A few weeks ago, the organization California Forward sent a letter to the Governor and members of the State Legislature outlining what they believe to be a series of reforms that, if passed, would improve the condition of government here in California. You can see that letter here (h/t KQED).
Many of the reforms have merit, a few are more questionable — all deserve closer examination.
But for the purposes of this commentary, I am focused on what would be, for me, a "deal killer" when it comes to "reforms" — and that is a proposal to severely weaken California’s legislative term limits, placed into the State Constitution back in 1990. Three times now, most recently with Proposition 93, the political-class have sought to undo in some part what the voters put into place — and all three times their efforts have been rejected.
Under the "reform" proposed by California Forward, while an individual currently is limited, in their lifetime, to serving three terms in the State Assembly and two terms in the State Senate, their change would allow someone a lengthy six-term (or twelve year) stint in the Assembly, or a similarly long dozen years in the State Senate.
Doubling the amount of time that one can serve in the Assembly is a severe weakening of term-limits, and will lead to the kind of consolidation of power in Sacramento that brought us the infamous reign of Speaker Willie Brown, who used that power to take the legislature down the road of growth in the size and scope of state government.
We note that no where in California Forward’s suggested "reforms" is the issue of the pervasive influence and control of the state’s public employee unions addressed. What could be a more toxic cocktail than giving union-controlled legislators more time in office to wreak havoc on California taxpayers?

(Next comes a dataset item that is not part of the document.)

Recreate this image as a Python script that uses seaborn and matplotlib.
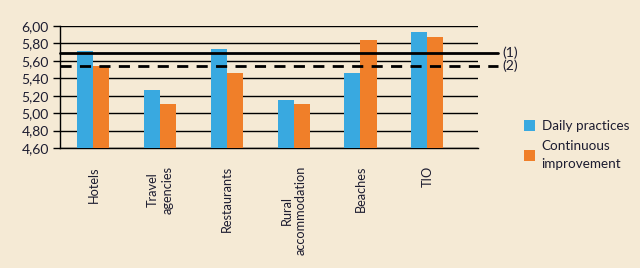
import matplotlib
matplotlib.use("Agg")
import matplotlib.pyplot as plt
import seaborn as sns
import pandas as pd
from matplotlib.patches import Patch

categories = ["Hotels", "Travel\nagencies", "Restaurants", "Rural\naccommodation", "Beaches", "TIO"]
daily = [5.71, 5.27, 5.74, 5.15, 5.46, 5.93]
continuous = [5.54, 5.10, 5.46, 5.10, 5.84, 5.87]
series_names = ["Daily practices", "Continuous\nimprovement"]
ref_values = [5.69, 5.54]
ref_labels = ["(1)", "(2)"]
yticks = [4.60, 4.80, 5.00, 5.20, 5.40, 5.60, 5.80, 6.00]

bg = "#F5EAD5"
blue = "#39A9E0"
orange = "#F07F29"
txt = "#1c1c30"

sns.set_theme(style="white")
plt.rcParams["font.family"] = ["Lato", "DejaVu Sans"]

df = pd.DataFrame({
    "cat": categories * 2,
    "series": [series_names[0]] * len(categories) + [series_names[1]] * len(categories),
    "value": daily + continuous,
})

fig = plt.figure(figsize=(6.4, 2.68), dpi=100, facecolor=bg)
ax = fig.add_axes([60 / 640, (268 - 148) / 268, (478 - 60) / 640, (148 - 26) / 268])
ax.set_facecolor(bg)

sns.barplot(data=df, x="cat", y="value", hue="series", order=categories,
            hue_order=series_names, palette=[blue, orange], width=0.48,
            ax=ax, legend=False, saturation=1, zorder=3, linewidth=0, edgecolor="none")

ax.set_ylim(4.6, 6.0)
ax.set_xlim(-0.5, 5.76)
ax.set_yticks(yticks)
ax.set_yticklabels([f"{v:.2f}".replace(".", ",") for v in yticks], fontsize=10, color=txt)
for y in yticks:
    ax.axhline(y, color="black", lw=1.0, zorder=1)

ax.set_xticks(range(len(categories)))
ax.set_xticklabels(categories, rotation=90, fontsize=9.2, color=txt, va="top", ha="center")
ax.tick_params(axis="x", length=0, pad=13)
ax.set_xticks([i - 0.5 for i in range(len(categories) + 1)], minor=True)
ax.tick_params(axis="x", which="minor", direction="inout", length=7, width=1, color="black")
ax.tick_params(axis="y", direction="out", length=5, width=1, color="black", pad=3, left=True)
ax.set_xlabel("")
ax.set_ylabel("")

for s in ["top", "right"]:
    ax.spines[s].set_visible(False)
for s in ["left", "bottom"]:
    ax.spines[s].set_color("black")
    ax.spines[s].set_linewidth(1.0)

styles = ["-", (0, (4, 3))]
tr = ax.get_yaxis_transform()
for val, lab, ls in zip(ref_values, ref_labels, styles):
    ax.plot([0, 438 / 418], [val, val], transform=tr, color="black", lw=2, ls=ls,
            clip_on=False, zorder=4)
    ax.text(442 / 418, val, lab, transform=tr, va="center", ha="left",
            fontsize=10, color=txt)

handles = [Patch(facecolor=blue, edgecolor="none"), Patch(facecolor=orange, edgecolor="none")]
leg = fig.legend(handles, series_names, loc="upper left", bbox_to_anchor=(512 / 640, 1 - 108 / 268),
                 frameon=False, fontsize=9.7, handlelength=0.8, handleheight=0.8,
                 handletextpad=0.5, labelspacing=0.6, labelcolor=txt)
for t in leg.get_texts():
    t.set_linespacing(1.6)

fig.savefig("out.png", dpi=100, facecolor=bg)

Today U.S. Term Limits President Philip Blumel has fired off a letter to the leaders of California Forward (it is linked below), one of them (shock) is a former California Assembly Speaker, Bob Hertzberg.
Blumel writes in his letter that “By lengthening the terms to 12 years in either House, your ‘reform’ would double the time politicians can sit in the Assembly and increase by a full third the time they can occupy a seat in the Senate.”
In his letter, Blumel promises that the measure would be defeated as previous repeals had been before. “In 2002, when term limits opponents tried to undermine the law with Proposition 45, Californians supported term limits even more strongly. And as recently as last year, the people of California again came to its defense, dealing Proposition 93 a resounding defeat. 12 years in either body is a career. And the amount of damage an entrenched politician can do in that length of time is immeasurable."
Not mentioned in the letter is that US Term Limits wrote a seven-figure check to help defeat efforts by ex-Speaker Fabian Nunez to weaken term limits in the last election cycle.
Frankly, if I were the folks at California Forward, I would jettison the term-limits weakening component of their proposal so that the rest of their ideas can get some serious vetting by stakeholders.
Otherwise, mark my words, that one item with be the anchor that pulls the entire California Forward series of proposals to the bottom of the ocean…
September 8th, 2009 at 12:00 am
Prop 93 barely lost, and if bizillionaire Poizner wasn’t spending a few millions of his pocket change defeating it in a lame attempt to appeal to the ultra-right, it would have passed. The California Forward idea is a smart, balanced approached to reforming term limits that rewards no incumbents.
September 8th, 2009 at 12:00 am
Prop 93 barely lost, and if bizillionaire Poizner wasn’t spending a few millions of his pocket change defeating it in a lame attempt to appeal to the ultra-right, it would have passed. The California Forward idea is a smart, balanced approached to reforming term limits that rewards no incumbents.
September 9th, 2009 at 12:00 am
(1) Proposition 93 lost statewide by a margin of 613,360 votes …. (4,574,826 to 3,961,466)
on February 5, 2008.
(2) Proposition 93 lost 51 of California’s 58 counties… (including Alameda, Los Angeles,
Marin, Santa Clara , Sonoma, Contra Costa, Humboldt and Yolo).
(3) The YES on 93 committees OUTSPENT the NO on 93 campaign groups by a margin
of Four MILLION dollars ($11,389,096 to $7,141,698)… $9.2 million of the YES-on-
93 spending came from the committee run by Fabian Nunez and Karen Bass.
(4) The 613,000-vote victory of Term Limits in the face of this 3-2 spending disadvantage
reaffirms the continuing public support for the state Term limits movement.